Lavorare in televisione significa, inevitabilmente, esporsi dal punto di vista estetico, metterci la faccia letteralmente. In una precedente intervista la giornalista Federica Zille, collega di Giulia Mizzoni a DAZN, aveva spiegato a Fanpage.it l'importanza di essere preparati al 100% per essere inattaccabili, per dimostrare inequivocabilmente di essere lì per un motivo, che non è certo quello del "essere carina". Sono le competenze a fare la differenza e di questo è convinta anche Giulia, che ammette: «Saremmo ipocriti a dire che l'aspetto fisico conti poco o non conti nulla nel lavoro che facciamo, perché è ovvio che arriviamo nelle case, sugli smartphone, nel nostro caso su tanti dispositivi delle persone, quindi è inutile dire che non serva anche arrivare dal punto di vista estetico». La giornalista però è certa anche che ci sia un problema di cultura da superare: «Noi facciamo arrivare prima quali messaggi? Evidentemente ancora quelli sbagliati che ripeto, non sono aspetti che non devono esistere, sono aspetti che esistono e sarebbe ipocrita dire il contrario, ma bisogna un pochino scavalcare quella roba lì, perché se no basta apparire e non essere nulla e non sapere nulla».
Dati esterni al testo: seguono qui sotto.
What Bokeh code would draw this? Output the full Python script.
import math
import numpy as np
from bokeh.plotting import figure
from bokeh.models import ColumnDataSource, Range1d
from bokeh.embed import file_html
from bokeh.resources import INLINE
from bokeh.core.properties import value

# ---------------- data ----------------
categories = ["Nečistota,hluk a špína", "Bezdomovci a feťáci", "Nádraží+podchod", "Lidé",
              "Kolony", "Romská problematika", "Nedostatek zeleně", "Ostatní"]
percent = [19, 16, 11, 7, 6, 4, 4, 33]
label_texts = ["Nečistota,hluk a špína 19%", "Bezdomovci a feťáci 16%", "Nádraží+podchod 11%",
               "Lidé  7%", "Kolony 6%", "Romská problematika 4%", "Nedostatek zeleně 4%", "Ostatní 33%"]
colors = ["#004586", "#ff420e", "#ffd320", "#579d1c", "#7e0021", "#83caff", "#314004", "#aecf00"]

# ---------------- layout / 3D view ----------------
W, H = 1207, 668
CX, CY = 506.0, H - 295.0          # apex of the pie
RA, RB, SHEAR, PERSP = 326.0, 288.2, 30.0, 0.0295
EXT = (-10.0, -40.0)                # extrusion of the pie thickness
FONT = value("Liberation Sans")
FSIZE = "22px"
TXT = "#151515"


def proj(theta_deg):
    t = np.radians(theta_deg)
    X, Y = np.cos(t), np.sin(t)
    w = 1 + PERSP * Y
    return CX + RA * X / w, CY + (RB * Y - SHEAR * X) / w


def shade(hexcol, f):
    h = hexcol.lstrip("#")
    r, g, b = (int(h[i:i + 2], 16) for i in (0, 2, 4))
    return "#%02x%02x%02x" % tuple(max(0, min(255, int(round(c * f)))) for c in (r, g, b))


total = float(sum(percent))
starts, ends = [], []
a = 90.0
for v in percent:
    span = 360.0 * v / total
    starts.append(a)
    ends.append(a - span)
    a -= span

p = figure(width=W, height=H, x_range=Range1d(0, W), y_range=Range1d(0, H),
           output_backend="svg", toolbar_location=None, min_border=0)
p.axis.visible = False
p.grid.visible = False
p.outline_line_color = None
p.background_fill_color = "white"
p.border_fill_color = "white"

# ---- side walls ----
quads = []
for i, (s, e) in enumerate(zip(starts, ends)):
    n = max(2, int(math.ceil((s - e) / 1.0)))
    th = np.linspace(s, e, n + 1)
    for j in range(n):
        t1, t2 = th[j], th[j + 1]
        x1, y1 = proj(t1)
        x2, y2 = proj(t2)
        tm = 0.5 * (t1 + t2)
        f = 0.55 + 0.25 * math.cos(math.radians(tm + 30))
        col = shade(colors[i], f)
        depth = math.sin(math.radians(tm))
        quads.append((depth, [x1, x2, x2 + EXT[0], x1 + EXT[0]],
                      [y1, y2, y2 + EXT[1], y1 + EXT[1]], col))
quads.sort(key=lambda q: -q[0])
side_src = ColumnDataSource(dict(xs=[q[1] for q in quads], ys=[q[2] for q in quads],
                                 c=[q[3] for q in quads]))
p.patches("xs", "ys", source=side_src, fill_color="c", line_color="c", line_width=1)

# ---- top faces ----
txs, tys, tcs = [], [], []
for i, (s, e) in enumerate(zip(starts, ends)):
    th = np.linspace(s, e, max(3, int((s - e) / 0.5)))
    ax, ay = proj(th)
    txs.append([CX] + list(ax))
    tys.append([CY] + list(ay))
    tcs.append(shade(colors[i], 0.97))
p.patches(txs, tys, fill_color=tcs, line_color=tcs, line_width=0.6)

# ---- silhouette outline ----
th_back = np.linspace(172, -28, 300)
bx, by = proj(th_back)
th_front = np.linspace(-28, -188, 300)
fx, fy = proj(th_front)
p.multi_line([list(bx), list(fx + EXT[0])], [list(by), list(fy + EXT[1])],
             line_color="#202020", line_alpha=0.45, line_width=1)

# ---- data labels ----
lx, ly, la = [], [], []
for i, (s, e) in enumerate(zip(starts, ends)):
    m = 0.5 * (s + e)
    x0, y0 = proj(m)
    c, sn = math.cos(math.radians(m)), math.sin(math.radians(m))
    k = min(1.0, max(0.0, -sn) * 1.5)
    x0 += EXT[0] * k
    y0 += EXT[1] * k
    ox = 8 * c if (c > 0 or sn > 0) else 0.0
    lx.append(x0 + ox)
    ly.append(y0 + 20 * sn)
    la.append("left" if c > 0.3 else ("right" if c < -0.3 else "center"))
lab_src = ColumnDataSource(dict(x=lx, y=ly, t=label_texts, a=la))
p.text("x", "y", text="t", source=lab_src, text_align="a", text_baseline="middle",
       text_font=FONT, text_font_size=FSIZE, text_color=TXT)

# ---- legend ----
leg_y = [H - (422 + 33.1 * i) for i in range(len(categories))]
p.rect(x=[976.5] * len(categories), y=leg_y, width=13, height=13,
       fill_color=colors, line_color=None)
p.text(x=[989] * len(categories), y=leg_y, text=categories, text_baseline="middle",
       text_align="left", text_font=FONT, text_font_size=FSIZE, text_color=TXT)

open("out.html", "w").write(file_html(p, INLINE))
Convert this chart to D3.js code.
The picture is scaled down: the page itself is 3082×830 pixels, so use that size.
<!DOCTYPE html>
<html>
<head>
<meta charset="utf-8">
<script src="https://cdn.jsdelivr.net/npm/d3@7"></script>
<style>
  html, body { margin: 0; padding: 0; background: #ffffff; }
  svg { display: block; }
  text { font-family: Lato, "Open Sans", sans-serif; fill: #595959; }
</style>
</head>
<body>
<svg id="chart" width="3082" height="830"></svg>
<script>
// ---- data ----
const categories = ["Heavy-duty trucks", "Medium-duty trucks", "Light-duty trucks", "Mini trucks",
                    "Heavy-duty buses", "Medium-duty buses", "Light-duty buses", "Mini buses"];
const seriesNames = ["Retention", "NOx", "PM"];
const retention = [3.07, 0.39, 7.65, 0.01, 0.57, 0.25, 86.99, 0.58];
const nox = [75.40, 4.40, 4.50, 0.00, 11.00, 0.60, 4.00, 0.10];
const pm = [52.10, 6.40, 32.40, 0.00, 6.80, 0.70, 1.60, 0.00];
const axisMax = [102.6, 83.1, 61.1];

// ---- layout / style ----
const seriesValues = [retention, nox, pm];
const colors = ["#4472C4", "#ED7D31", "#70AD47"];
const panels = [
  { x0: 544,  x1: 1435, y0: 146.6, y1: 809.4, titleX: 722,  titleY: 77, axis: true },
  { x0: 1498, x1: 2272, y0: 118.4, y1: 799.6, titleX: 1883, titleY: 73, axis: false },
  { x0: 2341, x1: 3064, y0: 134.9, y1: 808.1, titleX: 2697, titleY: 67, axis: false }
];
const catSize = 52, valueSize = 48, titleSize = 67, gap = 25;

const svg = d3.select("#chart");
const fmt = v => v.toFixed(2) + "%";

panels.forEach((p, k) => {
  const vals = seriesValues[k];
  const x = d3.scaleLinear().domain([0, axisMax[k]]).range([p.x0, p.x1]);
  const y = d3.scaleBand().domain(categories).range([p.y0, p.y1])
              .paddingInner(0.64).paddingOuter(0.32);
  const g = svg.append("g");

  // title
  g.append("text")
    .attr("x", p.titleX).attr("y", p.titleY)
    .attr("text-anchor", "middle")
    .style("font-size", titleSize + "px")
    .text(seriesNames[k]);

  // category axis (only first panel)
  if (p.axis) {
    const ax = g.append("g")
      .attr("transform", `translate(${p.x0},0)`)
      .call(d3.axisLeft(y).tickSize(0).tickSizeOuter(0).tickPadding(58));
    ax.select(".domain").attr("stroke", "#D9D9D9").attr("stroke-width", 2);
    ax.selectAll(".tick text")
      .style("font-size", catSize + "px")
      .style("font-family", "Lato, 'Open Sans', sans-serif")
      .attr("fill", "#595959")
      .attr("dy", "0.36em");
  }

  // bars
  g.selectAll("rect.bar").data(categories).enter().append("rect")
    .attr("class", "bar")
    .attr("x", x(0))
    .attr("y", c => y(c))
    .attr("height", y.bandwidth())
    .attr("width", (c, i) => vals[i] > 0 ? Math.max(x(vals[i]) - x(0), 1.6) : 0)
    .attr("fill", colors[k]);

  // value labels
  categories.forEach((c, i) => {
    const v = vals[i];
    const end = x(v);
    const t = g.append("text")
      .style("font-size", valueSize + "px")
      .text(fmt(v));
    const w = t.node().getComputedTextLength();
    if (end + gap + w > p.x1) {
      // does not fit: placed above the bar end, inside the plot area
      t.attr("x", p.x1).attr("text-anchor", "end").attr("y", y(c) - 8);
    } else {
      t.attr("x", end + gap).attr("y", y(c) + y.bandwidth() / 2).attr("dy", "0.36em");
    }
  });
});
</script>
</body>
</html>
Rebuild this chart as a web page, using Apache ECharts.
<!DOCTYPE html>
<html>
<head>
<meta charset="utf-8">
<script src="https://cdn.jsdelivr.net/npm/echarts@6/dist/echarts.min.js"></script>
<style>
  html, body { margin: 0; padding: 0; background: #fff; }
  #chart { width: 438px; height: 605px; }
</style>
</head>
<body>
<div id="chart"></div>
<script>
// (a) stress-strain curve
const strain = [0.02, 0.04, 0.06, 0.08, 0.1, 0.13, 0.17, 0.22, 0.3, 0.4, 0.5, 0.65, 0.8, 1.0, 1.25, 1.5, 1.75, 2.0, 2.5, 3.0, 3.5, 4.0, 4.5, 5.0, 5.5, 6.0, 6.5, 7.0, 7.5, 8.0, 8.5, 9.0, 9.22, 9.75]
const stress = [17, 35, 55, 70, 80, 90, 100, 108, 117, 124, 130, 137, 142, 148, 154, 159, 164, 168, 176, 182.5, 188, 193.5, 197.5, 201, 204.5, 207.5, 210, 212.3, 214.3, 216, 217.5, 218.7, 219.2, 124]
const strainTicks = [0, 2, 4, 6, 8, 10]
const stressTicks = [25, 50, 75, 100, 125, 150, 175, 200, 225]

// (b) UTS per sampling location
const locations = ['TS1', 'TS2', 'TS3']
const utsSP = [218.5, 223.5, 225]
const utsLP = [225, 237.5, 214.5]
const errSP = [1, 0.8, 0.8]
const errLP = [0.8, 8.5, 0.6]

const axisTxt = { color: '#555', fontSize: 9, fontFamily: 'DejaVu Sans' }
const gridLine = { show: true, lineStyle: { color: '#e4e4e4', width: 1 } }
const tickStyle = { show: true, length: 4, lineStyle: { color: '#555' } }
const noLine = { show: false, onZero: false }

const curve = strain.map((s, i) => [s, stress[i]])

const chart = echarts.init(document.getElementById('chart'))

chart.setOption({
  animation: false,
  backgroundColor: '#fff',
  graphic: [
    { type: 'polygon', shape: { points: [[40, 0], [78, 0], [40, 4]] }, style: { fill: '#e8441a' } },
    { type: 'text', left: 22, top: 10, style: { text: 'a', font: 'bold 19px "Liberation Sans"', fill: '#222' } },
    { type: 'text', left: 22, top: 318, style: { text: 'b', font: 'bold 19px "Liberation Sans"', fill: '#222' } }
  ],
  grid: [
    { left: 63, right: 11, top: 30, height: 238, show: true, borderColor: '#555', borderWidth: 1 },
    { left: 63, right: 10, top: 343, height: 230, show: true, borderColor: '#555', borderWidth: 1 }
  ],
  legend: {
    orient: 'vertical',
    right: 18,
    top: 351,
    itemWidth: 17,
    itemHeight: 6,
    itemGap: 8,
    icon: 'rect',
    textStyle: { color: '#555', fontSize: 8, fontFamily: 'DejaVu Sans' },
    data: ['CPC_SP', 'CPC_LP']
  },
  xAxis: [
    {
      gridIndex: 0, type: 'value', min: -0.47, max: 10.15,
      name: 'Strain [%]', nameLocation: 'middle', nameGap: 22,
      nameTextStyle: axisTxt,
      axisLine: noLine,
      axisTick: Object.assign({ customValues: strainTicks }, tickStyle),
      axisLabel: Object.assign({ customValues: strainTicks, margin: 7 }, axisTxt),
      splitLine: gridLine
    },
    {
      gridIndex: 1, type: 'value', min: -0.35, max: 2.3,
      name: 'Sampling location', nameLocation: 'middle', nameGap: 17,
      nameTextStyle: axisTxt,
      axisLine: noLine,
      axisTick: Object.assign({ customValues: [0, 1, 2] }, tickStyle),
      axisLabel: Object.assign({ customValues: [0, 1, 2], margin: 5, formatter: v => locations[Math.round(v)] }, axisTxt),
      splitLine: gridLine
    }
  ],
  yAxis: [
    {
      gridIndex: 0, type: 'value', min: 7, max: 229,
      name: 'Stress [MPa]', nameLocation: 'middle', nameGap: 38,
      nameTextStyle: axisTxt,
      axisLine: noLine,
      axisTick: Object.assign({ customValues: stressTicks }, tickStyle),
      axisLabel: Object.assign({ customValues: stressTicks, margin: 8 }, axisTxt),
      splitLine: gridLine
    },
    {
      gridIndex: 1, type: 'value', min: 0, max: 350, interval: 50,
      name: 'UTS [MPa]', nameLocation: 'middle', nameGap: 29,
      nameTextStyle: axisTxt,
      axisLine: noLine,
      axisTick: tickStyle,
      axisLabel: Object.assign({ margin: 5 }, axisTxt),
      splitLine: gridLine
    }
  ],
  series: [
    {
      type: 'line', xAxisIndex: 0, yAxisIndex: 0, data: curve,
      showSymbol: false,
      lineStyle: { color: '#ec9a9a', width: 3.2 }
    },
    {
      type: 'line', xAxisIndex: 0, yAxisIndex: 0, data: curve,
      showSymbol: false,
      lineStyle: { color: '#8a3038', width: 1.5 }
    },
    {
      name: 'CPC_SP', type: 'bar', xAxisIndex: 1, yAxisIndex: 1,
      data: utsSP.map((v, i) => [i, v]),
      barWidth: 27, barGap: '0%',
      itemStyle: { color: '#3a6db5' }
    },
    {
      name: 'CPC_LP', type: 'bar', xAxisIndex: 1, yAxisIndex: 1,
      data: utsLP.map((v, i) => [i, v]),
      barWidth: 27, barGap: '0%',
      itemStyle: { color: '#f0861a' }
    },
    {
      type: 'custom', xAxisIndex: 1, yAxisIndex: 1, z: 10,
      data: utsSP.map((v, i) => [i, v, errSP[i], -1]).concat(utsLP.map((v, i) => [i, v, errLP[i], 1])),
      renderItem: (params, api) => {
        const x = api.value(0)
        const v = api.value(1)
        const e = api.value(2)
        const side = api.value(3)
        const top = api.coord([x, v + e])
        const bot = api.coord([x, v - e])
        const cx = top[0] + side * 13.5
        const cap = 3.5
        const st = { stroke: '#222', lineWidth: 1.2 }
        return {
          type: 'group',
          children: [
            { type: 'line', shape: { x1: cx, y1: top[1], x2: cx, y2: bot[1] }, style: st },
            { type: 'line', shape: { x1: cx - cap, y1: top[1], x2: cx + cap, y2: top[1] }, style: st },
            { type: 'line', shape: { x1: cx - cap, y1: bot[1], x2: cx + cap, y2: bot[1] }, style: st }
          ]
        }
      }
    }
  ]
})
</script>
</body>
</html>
«Per essere inattaccabili bisogna essere sicuri, certi e pronti»
Complice anche la forte esposizione social e la contaminazione mediatica, è molto facile vedere personaggi pubblici cimentarsi in carriere parallele anche molto diverse tra loro. Se da un lato la preparazione adeguata e lo studio possono consentire a chiunque di migliorarsi e ampliare i propri orizzonti, è pur vedo come spiega Giulia Mizzoni a Fanpage.it che esistono delle specificità che è bello preservare, conservare e valorizzare. Lei stessa non si immagina in un lavoro diverso da quello che fa ora: «Non mi vedo a ballare da qualche parte o a fare la showgirl perché non ho proprio le qualità. Ognuno secondo me deve fare quello che sa fare e che sente suo. Certo non significa che non si possano ampliare i propri interessi e le proprie capacità. Se uno impara e studia può arrivare anche in altri campi diciamo così. Però io credo che delle specificità ci siano e ci debbano essere perché se no passa il messaggio che tutti possono fare tutto. E per chi, a differenza mia che ho 36 anni, si sta approcciando a una professione, non per forza la mia ma una professione, far passare il messaggio che basta l'estetica piuttosto che altro per poterla fare è fuorviante ed è un peccato perché si perde la specificità della professionalità delle persone». La professionalità è un punto fondamentale, infatti ha voluto dare un consiglio alle aspiranti giornaliste sportive: «Sicuramente non scoraggiarsi di fronte al commento negativo, fregarsene veramente e soprattutto cercare di prepararsi, di essere inattaccabili e per farlo bisogna essere sicuri, certi e pronti di quello che si fa».
«Io sono qui perché so fare quello che faccio»
Vedere una donna che lavora in un settore a predominanza maschile, come è quello dello sport e soprattutto del calcio, può esporre a facili commenti sessisti e battutine maschiliste. Giulia Mizzoni ha ammesso di non essere mai stata giudicata in questo senso: di aver certo ricevuto commenti negativi, ma nulla che andasse oltre il modo di condurre o di commentare una partita, dunque quello che è chiamata a fare. «Nessuno mi è mai arrivato dicendo: "questa chissà che ha fatto per arrivare lì" dico per dire. Quindi un po' ripeto secondo me è una questione di cultura che va scardinata con il tempo. La nostra responsabilità è mandare un messaggio che va in controtendenza totalmente con questa idea e cioè: io sono qui perché so fare quello che faccio. E come lo dimostri? Sapendolo fare! Solo così».